> **TASK DETAILS**
Set down the material exactly as given, please, from its first line through the line that includes "from matplotlib.lines import Line2D".
────────────────────────────────────────
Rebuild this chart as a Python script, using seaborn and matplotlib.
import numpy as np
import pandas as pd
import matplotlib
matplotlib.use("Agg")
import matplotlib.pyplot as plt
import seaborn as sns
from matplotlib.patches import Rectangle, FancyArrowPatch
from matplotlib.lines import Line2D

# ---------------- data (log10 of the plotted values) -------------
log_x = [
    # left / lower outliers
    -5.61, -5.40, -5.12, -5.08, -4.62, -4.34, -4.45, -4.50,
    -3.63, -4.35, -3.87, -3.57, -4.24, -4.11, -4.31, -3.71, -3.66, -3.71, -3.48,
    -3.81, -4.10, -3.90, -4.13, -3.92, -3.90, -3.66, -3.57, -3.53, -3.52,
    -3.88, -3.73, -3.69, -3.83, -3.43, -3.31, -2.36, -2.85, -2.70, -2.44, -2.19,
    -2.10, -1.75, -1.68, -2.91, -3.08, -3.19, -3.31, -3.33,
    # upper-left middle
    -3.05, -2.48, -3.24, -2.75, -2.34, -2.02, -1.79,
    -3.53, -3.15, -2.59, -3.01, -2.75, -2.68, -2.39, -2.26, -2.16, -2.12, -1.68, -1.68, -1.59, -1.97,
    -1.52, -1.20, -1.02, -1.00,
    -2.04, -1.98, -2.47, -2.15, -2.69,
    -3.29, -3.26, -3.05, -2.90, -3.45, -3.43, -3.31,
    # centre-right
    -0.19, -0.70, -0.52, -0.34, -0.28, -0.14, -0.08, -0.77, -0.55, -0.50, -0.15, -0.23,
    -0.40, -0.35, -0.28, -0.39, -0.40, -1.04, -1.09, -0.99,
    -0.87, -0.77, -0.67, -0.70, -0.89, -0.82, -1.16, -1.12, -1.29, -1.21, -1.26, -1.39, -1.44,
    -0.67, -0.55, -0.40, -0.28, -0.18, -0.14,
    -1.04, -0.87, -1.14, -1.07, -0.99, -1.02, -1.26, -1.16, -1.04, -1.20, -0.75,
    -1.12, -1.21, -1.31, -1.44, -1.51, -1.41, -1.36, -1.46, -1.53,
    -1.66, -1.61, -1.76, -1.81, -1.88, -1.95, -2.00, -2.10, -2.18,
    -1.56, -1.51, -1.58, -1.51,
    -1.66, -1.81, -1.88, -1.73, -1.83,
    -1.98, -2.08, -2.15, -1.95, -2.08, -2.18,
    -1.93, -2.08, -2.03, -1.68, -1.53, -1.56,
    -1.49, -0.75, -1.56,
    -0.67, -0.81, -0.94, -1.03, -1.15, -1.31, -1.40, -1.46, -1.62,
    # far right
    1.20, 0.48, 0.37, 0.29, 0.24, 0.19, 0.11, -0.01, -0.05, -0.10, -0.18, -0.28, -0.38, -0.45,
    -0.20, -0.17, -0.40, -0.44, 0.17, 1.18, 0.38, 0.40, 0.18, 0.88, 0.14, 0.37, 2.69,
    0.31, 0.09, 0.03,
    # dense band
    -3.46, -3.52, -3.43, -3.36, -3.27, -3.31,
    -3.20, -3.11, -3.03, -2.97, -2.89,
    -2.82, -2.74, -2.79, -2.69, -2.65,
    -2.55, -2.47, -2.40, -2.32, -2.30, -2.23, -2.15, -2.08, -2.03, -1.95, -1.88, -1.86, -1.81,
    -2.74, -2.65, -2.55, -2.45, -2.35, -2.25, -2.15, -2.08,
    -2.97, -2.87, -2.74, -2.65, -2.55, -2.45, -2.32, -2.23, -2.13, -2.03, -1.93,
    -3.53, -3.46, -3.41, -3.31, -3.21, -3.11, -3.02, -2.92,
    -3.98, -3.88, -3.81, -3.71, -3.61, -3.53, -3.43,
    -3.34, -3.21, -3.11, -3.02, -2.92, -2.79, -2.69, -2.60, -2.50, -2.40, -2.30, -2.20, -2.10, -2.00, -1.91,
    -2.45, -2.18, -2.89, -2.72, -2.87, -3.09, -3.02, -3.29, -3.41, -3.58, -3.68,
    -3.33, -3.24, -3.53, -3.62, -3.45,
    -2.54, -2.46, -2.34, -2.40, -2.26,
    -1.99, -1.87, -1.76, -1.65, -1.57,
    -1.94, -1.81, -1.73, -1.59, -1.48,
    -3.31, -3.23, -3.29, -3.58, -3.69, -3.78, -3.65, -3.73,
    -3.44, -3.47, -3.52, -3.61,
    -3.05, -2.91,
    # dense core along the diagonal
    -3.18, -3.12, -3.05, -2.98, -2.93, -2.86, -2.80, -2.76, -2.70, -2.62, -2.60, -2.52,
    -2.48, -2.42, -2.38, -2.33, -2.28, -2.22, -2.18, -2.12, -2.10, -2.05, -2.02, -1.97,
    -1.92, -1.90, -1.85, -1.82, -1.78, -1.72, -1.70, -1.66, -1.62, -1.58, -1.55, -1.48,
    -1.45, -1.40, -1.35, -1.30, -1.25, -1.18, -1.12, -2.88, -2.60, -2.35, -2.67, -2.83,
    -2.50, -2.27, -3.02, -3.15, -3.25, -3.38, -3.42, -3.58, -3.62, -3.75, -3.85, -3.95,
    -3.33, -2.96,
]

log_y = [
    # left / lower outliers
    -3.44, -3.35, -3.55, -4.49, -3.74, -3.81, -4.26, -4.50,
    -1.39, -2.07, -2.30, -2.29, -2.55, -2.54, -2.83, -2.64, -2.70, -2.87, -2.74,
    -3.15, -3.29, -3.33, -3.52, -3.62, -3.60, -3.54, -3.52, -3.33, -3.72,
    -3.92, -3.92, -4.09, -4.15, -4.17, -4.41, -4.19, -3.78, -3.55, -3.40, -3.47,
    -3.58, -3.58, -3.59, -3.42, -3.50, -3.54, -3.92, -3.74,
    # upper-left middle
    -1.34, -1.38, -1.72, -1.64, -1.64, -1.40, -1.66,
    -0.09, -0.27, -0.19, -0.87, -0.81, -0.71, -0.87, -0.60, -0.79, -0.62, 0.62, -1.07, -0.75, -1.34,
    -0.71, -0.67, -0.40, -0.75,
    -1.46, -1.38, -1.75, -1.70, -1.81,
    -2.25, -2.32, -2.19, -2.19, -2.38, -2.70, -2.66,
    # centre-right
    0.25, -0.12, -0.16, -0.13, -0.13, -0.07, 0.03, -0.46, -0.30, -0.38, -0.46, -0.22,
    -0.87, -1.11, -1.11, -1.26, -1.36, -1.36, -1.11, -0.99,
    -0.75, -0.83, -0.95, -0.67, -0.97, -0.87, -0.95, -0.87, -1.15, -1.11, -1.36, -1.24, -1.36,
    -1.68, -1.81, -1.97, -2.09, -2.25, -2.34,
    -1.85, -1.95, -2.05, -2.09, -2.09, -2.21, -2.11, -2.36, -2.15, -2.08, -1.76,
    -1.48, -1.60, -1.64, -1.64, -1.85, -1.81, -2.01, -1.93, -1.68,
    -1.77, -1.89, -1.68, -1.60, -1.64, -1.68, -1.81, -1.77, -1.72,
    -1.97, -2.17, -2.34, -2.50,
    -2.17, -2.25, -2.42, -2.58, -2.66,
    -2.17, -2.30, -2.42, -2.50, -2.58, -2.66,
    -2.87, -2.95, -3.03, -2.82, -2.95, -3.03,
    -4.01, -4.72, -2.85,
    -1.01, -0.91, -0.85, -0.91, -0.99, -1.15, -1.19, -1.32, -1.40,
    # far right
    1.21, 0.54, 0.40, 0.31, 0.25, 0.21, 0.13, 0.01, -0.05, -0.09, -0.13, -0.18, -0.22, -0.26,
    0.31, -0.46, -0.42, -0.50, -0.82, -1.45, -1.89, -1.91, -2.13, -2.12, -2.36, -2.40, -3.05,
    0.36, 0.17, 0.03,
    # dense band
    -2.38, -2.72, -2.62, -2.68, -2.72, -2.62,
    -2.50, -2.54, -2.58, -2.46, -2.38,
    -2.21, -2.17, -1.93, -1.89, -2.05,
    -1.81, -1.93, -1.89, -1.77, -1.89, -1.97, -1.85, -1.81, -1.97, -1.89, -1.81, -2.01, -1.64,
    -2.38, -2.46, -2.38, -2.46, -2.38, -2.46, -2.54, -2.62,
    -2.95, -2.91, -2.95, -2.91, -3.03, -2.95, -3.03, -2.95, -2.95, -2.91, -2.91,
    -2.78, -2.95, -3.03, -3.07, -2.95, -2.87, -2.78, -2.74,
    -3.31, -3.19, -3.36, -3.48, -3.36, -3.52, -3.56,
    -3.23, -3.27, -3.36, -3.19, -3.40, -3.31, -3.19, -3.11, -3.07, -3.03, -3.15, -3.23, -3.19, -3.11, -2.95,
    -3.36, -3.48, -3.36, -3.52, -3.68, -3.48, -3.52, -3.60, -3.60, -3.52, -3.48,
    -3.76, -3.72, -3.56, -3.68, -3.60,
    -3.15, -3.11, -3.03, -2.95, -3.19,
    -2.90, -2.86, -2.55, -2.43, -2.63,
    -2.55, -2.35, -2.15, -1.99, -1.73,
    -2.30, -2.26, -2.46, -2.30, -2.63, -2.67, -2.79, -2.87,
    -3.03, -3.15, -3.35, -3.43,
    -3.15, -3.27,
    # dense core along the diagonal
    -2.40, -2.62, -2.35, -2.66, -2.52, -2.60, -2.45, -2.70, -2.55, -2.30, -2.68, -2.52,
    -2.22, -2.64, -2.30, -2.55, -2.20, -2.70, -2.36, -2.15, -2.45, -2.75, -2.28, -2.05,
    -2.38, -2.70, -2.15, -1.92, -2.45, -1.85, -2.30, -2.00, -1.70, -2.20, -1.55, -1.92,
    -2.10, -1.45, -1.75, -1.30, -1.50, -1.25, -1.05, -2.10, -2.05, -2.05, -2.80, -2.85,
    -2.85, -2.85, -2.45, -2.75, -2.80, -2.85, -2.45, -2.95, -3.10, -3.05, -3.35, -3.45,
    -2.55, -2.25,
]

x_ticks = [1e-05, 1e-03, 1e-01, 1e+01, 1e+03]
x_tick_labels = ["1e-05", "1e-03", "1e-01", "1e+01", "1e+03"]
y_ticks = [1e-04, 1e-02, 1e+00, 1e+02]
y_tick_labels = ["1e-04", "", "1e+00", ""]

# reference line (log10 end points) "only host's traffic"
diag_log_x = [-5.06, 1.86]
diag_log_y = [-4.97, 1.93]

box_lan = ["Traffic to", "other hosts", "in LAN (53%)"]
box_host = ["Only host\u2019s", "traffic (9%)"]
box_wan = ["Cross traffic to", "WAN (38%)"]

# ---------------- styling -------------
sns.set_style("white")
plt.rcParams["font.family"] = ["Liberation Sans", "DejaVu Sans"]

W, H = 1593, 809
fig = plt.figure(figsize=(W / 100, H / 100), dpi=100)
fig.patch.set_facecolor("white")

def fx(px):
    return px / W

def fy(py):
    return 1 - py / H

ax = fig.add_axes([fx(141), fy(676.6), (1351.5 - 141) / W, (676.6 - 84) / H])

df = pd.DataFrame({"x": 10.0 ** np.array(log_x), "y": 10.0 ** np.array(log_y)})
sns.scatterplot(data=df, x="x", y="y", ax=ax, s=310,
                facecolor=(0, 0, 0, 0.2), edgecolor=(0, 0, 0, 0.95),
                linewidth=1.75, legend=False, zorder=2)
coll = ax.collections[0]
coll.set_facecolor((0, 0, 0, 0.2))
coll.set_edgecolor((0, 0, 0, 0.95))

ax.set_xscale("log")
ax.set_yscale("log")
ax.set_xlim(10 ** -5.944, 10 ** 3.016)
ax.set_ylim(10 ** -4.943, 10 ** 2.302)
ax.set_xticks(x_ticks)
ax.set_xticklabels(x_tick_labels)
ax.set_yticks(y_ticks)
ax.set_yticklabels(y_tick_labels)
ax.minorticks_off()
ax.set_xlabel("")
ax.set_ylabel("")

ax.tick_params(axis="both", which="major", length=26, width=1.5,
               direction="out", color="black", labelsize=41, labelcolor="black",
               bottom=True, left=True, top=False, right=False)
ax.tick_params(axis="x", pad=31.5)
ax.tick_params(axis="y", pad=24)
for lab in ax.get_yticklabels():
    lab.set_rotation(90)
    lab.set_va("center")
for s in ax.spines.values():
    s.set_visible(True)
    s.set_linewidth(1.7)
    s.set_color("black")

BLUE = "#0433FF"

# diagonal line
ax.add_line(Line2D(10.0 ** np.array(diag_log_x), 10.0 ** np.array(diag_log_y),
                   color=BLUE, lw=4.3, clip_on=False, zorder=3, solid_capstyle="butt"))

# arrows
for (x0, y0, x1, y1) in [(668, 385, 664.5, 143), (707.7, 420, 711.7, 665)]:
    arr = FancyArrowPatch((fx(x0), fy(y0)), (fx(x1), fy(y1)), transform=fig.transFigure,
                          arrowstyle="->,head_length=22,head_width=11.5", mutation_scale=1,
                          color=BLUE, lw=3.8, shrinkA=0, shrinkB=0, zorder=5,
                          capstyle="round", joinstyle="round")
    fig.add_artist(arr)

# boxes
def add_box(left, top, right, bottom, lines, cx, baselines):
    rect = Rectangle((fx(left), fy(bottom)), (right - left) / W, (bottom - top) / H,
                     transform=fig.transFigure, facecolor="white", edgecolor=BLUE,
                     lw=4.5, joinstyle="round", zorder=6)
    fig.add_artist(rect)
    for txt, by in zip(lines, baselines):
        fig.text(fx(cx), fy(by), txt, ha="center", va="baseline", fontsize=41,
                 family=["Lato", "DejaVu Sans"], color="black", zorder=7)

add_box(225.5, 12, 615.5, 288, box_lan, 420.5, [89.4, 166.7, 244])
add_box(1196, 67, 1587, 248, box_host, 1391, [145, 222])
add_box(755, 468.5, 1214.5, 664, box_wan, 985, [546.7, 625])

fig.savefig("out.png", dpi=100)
────────────────────────────────────────
> **WRITTEN RESPONSE**
Rebuild this chart as a Python script, using seaborn and matplotlib.
import numpy as np
import pandas as pd
import matplotlib
matplotlib.use("Agg")
import matplotlib.pyplot as plt
import seaborn as sns
from matplotlib.patches import Rectangle, FancyArrowPatch
from matplotlib.lines import Line2D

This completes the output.